I don't think live food reduces ammonia or I may have miss this point.:dunno: If live food rots, your ammonia increases instead.


----------



## nvmyluv420 (Mar 29, 2007)

oh ok so pretty much any extra food live, frozen, dried is going to cause ammonia levels to raise.


----------



## Lupin (Aug 2, 2006)

nvmyluv420 said:


> oh ok so pretty much any extra food live, frozen, dried is going to cause ammonia levels to raise.

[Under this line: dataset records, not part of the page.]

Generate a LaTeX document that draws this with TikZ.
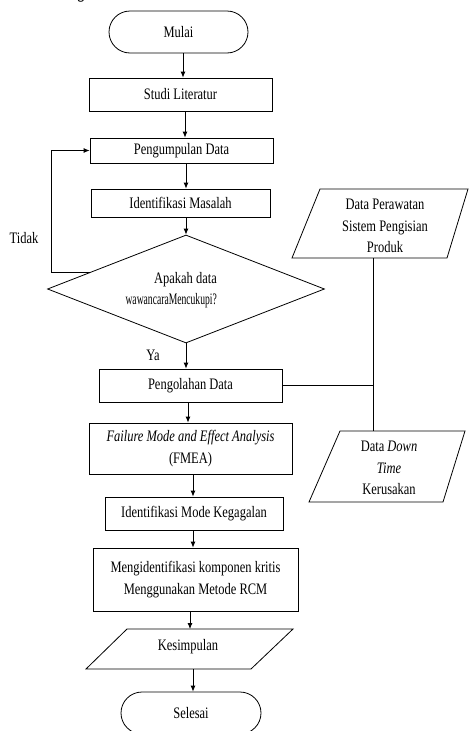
\documentclass[tikz,border=0pt]{standalone}
\usepackage{fontspec}
\setmainfont{Liberation Serif}[FakeStretch=0.78]
\usepackage{graphicx}
\usetikzlibrary{shapes.geometric,arrows.meta,calc}
\begin{document}
\begin{tikzpicture}[x=1pt,y=-1pt,
  every node/.style={font=\fontsize{16}{21.5}\selectfont, inner sep=0pt},
  ln/.style={line width=0.8pt},
  arr/.style={ln,-{Latex[length=6pt,width=5pt]}},
  procbox/.style={draw,ln,rectangle,align=center},
  term/.style={draw,ln,rectangle,rounded corners=21pt,minimum height=42pt},
  decis/.style={draw,ln,diamond,minimum width=277pt,minimum height=108pt}]
\useasboundingbox (0,0) rectangle (469,731);

\node[anchor=base,font=\fontsize{17}{20}\selectfont\bfseries] (hg) at (81,-1.5) {g};

\node[term,minimum width=139pt] (mulai) at (178.5,32) {Mulai};
\node[procbox,minimum width=183pt,minimum height=33pt] (studi) at (180.5,94.5) {Studi Literatur};
\node[procbox,minimum width=183pt,minimum height=25pt] (peng) at (181.5,150.5) {Pengumpulan Data};
\node[procbox,minimum width=179pt,minimum height=28pt] (ident) at (180.5,203) {Identifikasi Masalah};
\node[decis] (dia) at (186,289) {};
\node[align=right,anchor=east] (diatxt) at (217,290) {Apakah data\\\scalebox{0.77}[1]{wawancaraMencukupi?}};
\node (tidak) at (24,238) {Tidak};
\node (ya) at (153,355) {Ya};
\node[procbox,minimum width=183pt,minimum height=33pt] (olah) at (190.5,385.5) {Pengolahan Data};
\node[procbox,minimum width=203pt,minimum height=51pt] (fmea) at (190.5,448.5) {\textit{Failure Mode and Effect Analysis}\\(FMEA)};
\node[procbox,minimum width=178pt,minimum height=33pt] (imk) at (194,513.5) {Identifikasi Mode Kegagalan};
\node[procbox,minimum width=205pt,minimum height=63pt] (meng) at (195.5,579.5) {Mengidentifikasi komponen kritis\\Menggunakan Metode RCM};
\node (kes) at (188,647) {Kesimpulan};
\node[term,minimum width=140pt] (sel) at (191,713) {Selesai};
\node[align=center] (dp) at (385,226) {Data Perawatan\\Sistem Pengisian\\Produk};
\node[align=center] (ddt) at (389,468) {Data \textit{Down}\\\textit{Time}\\Kerusakan};

% parallelograms
\draw[ln] ($(dp)+(-65,-37)$) -- ($(dp)+(83,-37)$) -- ($(dp)+(62,32)$) -- ($(dp)+(-93,32)$) -- cycle;
\draw[ln] ($(ddt)+(-49,-37)$) -- ($(ddt)+(76,-37)$) -- ($(ddt)+(54,34)$) -- ($(ddt)+(-80,34)$) -- cycle;
\draw[ln] ($(kes)+(-61,-18)$) -- ($(kes)+(105,-18)$) -- ($(kes)+(63,22)$) -- ($(kes)+(-102,22)$) -- cycle;

% data links
\coordinate (dpb) at ($(dp)+(-12,32)$);
\coordinate (ddtt) at ($(ddt)+(-16,-37)$);
\draw[ln] (dpb) -- (ddtt);
\draw[ln] (olah.east) -- (olah.east -| dpb);

% feedback
\coordinate (fb) at ($(dia.west)!0.31!(dia.north)$);
\coordinate (fbx) at (51,0);
\draw[arr] (fb) -- (fb -| fbx) -- (fbx |- peng.west) -- (peng.west);

% main flow
\draw[arr] ([xshift=4.5pt]mulai.south) -- ([xshift=2.5pt]studi.north);
\draw[arr] ([xshift=4.5pt]studi.south) -- ([xshift=3.5pt]peng.north);
\draw[arr] ([xshift=4.5pt]peng.south) -- ([xshift=5.5pt]ident.north);
\draw[arr] ([xshift=5.5pt]ident.south) -- (dia.north);
\draw[arr] (dia.south) -- ([xshift=-4.5pt]olah.north);
\draw[arr] ([xshift=-2.5pt]olah.south) -- ([xshift=-2.5pt]fmea.north);
\draw[arr] ([xshift=2.5pt]fmea.south) -- ([xshift=-1pt]imk.north);
\draw[arr] ([xshift=-1pt]imk.south) -- ([xshift=-2.5pt]meng.north);
\draw[arr] ([xshift=-5.5pt]meng.south) -- ($(kes)+(2,-18)$);
\draw[arr] ($(kes)+(5,22)$) -- ([xshift=2pt]sel.north);
\end{tikzpicture}
\end{document}
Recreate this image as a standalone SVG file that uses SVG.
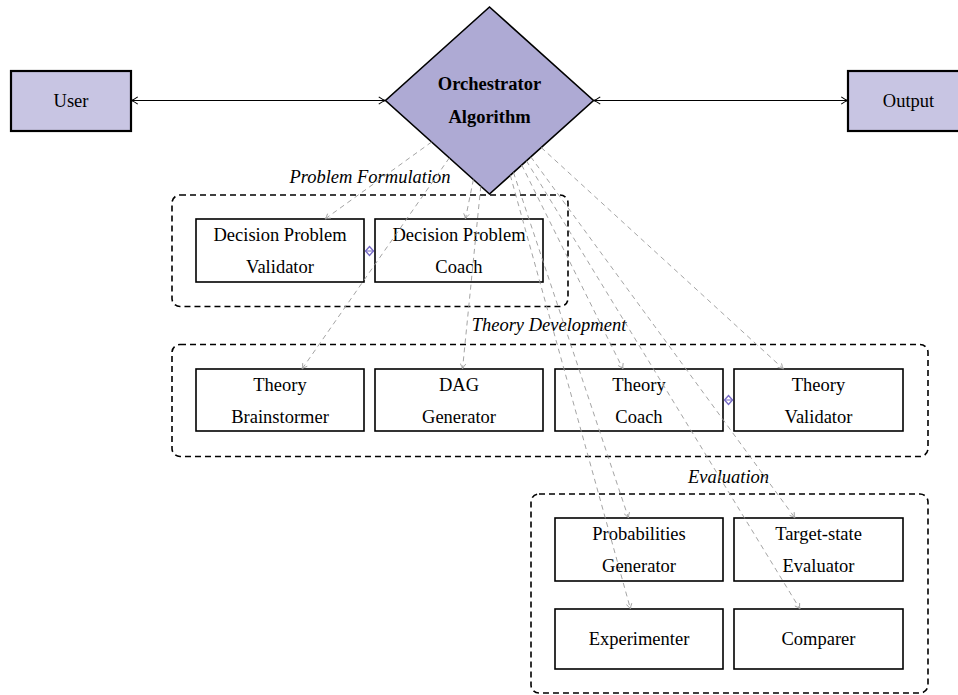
<svg xmlns="http://www.w3.org/2000/svg" width="958" height="695" viewBox="0 0 958 695">
<style>
text{font-family:"Liberation Serif","Times New Roman",serif;font-size:18.5px;fill:#000;text-anchor:middle}
.bold{font-weight:bold}
.it{font-style:italic}
.io{fill:#c8c5e3;stroke:#000;stroke-width:2.2}
.box{fill:#fff;stroke:#000;stroke-width:1.6}
.grp{fill:none;stroke:#000;stroke-width:1.6;stroke-dasharray:6 4}
.dash{fill:none;stroke:#9a9a9a;stroke-width:0.9;stroke-dasharray:5 4;marker-end:url(#ga)}
.solid{fill:none;stroke:#000;stroke-width:1.2;marker-start:url(#ba);marker-end:url(#ba)}
.link{fill:#fff;stroke:#7468c4;stroke-width:1.3}
.linkline{stroke:#7468c4;stroke-width:1}
</style>
<defs>
<marker id="ba" viewBox="0 0 10 10" refX="9.5" refY="5" markerWidth="9" markerHeight="9" markerUnits="userSpaceOnUse" orient="auto-start-reverse">
<path d="M2,1 Q6,4 9.5,5 Q6,6 2,9" fill="none" stroke="#000" stroke-width="1.2"/>
</marker>
<marker id="ga" viewBox="0 0 10 10" refX="9.5" refY="5" markerWidth="7" markerHeight="7" markerUnits="userSpaceOnUse" orient="auto">
<path d="M2,1 Q6,4 9.5,5 Q6,6 2,9" fill="none" stroke="#9a9a9a" stroke-width="1.2"/>
</marker>
</defs>

<g id="group-problem-formulation">
<rect class="grp" x="172" y="195" width="396" height="111.5" rx="8"/>
<text class="it" x="370" y="183">Problem Formulation</text>
</g>
<g id="group-theory-development">
<rect class="grp" x="172" y="344.5" width="756" height="112" rx="8"/>
<text class="it" x="549" y="331">Theory Development</text>
</g>
<g id="group-evaluation">
<rect class="grp" x="531" y="494" width="397" height="199" rx="8"/>
<text class="it" x="728.5" y="483">Evaluation</text>
</g>

<g id="user">
<rect class="io" x="11" y="71" width="120" height="60"/>
<text x="71" y="107">User</text>
</g>
<g id="output">
<rect class="io" x="848" y="71" width="121" height="60"/>
<text x="908.5" y="107">Output</text>
</g>
<g id="orchestrator">
<polygon points="489.5,7 593.5,100.5 489.5,194 385.5,100.5" fill="#aeaad4" stroke="#000" stroke-width="1.6"/>
<text class="bold" x="489.5" y="90">Orchestrator</text>
<text class="bold" x="489.5" y="122.5">Algorithm</text>
</g>

<g id="dp-validator">
<rect class="box" x="196" y="219" width="168" height="63"/>
<text x="280" y="241">Decision Problem</text>
<text x="280" y="273">Validator</text>
</g>
<g id="dp-coach">
<rect class="box" x="375" y="219" width="168" height="63"/>
<text x="459" y="241">Decision Problem</text>
<text x="459" y="273">Coach</text>
</g>
<g id="theory-brainstormer">
<rect class="box" x="196" y="369" width="168" height="62"/>
<text x="280" y="391">Theory</text>
<text x="280" y="423">Brainstormer</text>
</g>
<g id="dag-generator">
<rect class="box" x="375" y="369" width="168" height="62"/>
<text x="459" y="391">DAG</text>
<text x="459" y="423">Generator</text>
</g>
<g id="theory-coach">
<rect class="box" x="555" y="369" width="168" height="62"/>
<text x="639" y="391">Theory</text>
<text x="639" y="423">Coach</text>
</g>
<g id="theory-validator">
<rect class="box" x="734" y="369" width="169" height="62"/>
<text x="818.5" y="391">Theory</text>
<text x="818.5" y="423">Validator</text>
</g>
<g id="probabilities-generator">
<rect class="box" x="555" y="518" width="168" height="63"/>
<text x="639" y="540">Probabilities</text>
<text x="639" y="572">Generator</text>
</g>
<g id="target-state-evaluator">
<rect class="box" x="734" y="518" width="169" height="63"/>
<text x="818.5" y="540">Target-state</text>
<text x="818.5" y="572">Evaluator</text>
</g>
<g id="experimenter">
<rect class="box" x="555" y="609" width="168" height="60"/>
<text x="639" y="645">Experimenter</text>
</g>
<g id="comparer">
<rect class="box" x="734" y="609" width="169" height="60"/>
<text x="818.5" y="645">Comparer</text>
</g>

<g id="connectors">
<line class="solid" x1="131" y1="100.5" x2="385.5" y2="100.5"/>
<line class="solid" x1="593.5" y1="100.5" x2="848" y2="100.5"/>
<polygon class="link" points="369.5,246.5 373.5,251 369.5,255.5 365.5,251"/>
<line class="linkline" x1="365.5" y1="251" x2="373.5" y2="251"/>
<polygon class="link" points="728.5,395.5 732.5,400 728.5,404.5 724.5,400"/>
<line class="linkline" x1="724.5" y1="400" x2="732.5" y2="400"/>
<line class="dash" x1="431.6" y1="142" x2="325" y2="219"/>
<line class="dash" x1="473.4" y1="179.6" x2="465.4" y2="219"/>
<line class="dash" x1="449.3" y1="157.9" x2="302" y2="369"/>
<line class="dash" x1="480.8" y1="186.2" x2="462.5" y2="369"/>
<line class="dash" x1="521.7" y1="165" x2="623" y2="369"/>
<line class="dash" x1="541.2" y1="147.5" x2="783.5" y2="369"/>
<line class="dash" x1="513.5" y1="172.5" x2="628.5" y2="518"/>
<line class="dash" x1="530.8" y1="156.9" x2="795" y2="518"/>
<line class="dash" x1="510.3" y1="175.3" x2="630.5" y2="609"/>
<line class="dash" x1="526.4" y1="160.8" x2="800" y2="609"/>
</g>
</svg>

If they are left uneaten or not syphoned, it is possible.


----------



## nvmyluv420 (Mar 29, 2007)

ok tanks!


----------



## amphibi-man (Mar 28, 2007)

Hi its actually quite simple. Here's a pic of my sump. As you can see I have bags of charcoal and zeolite to help keep the water clean. There is also one sword leaf cutting from that same aquarium. That's where the pump is. To the left of that are the bio-balls. How does the water get into the sump you say? Simple. There is an overflow box hanging on the back of the aquarium where the water goes into and down to the sump by way of gravity. (Those black strips are velcro which I use to keep my 2 year old son from putting his dirty little fingers in it. ha ha.) I bought all the stuff I need (after a bit of research) on Ebay. The research I did was to make sure that sump will fit in the stand. Oh yes, and after placing 1 or 2 leaves in there it will take about a week or a bit more time for the worms to start. I'm not sure how they get there but hey I'm not complaining. Several people have replied that these are planarian worms. They live in ponds and rivers. I suppose it works the same way as when a person would put some straw in a see through glass. You'll get lots of tiny citters that fish fry would eat...


----------



## amphibi-man (Mar 28, 2007)

*Sump pic*

I'm having trouble getting this pic posted sorry.


----------